I’m trying to write this review, but my head keeps bouncing up and down… better stop listening to this record for a bit. Whew! So here we find Saint of The Lost Souls, and it might be one of the best records in the vast House of Lords catalog. James Christian’s commanding vocals are equaled by guitarist Jimi Bell’s killer melodic shredding. But you can’t single Bell out any more than the exceptional keyboard work which also happens to be performed by vocalist, Christian. He played keys throughout, other than on the rocking album opener, “Harlequin,” which features keyboardist Michele Luppi from Whitesnake.
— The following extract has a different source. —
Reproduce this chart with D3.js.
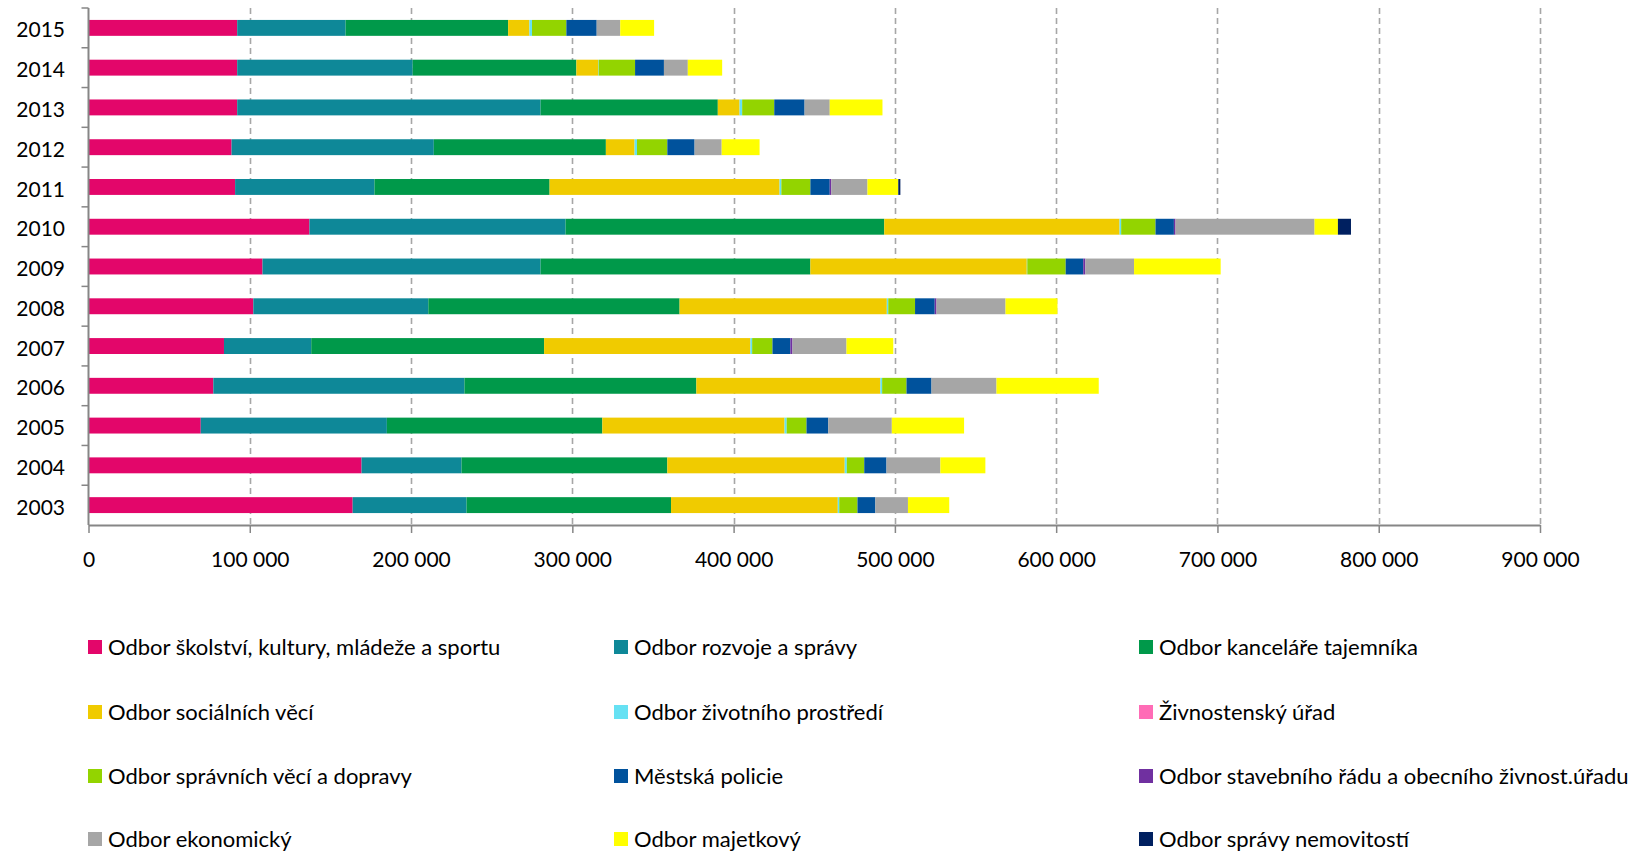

Chris Tristram and BJ Zampa provide a tasteful, solid rhythm section delivery, and we love how this band runs the gamut from catchy arena rock to subtle tinges of progressive showmanship. Part of what sets House of Lords apart from so many other AOR groups is their obvious musicianship skills that put them in league with prog rock masters, but also the way that they can take catchy hooks and major key passages and keep them sounding interesting in a rock world dominated by dropped tunings and minor-key angst. Yes, they have some great, dark, goth-tinged metal moments as well, but the overall vibe leans mostly in the AOR direction.
With high production values accompanying the high-caliber songwriting and performance, it’s hard to pick specific favorites in between the opening and closing bookends of “Harlequin” and “The Other Option,” but “Reign of Fire” just started to play and my body is moving involuntarily again. If I punch my fist in the air but nobody is around to see it, does that mean I didn’t’ really rock out? This will probably come to be regarded as one of the best AOR albums of 2017. Rightfully so.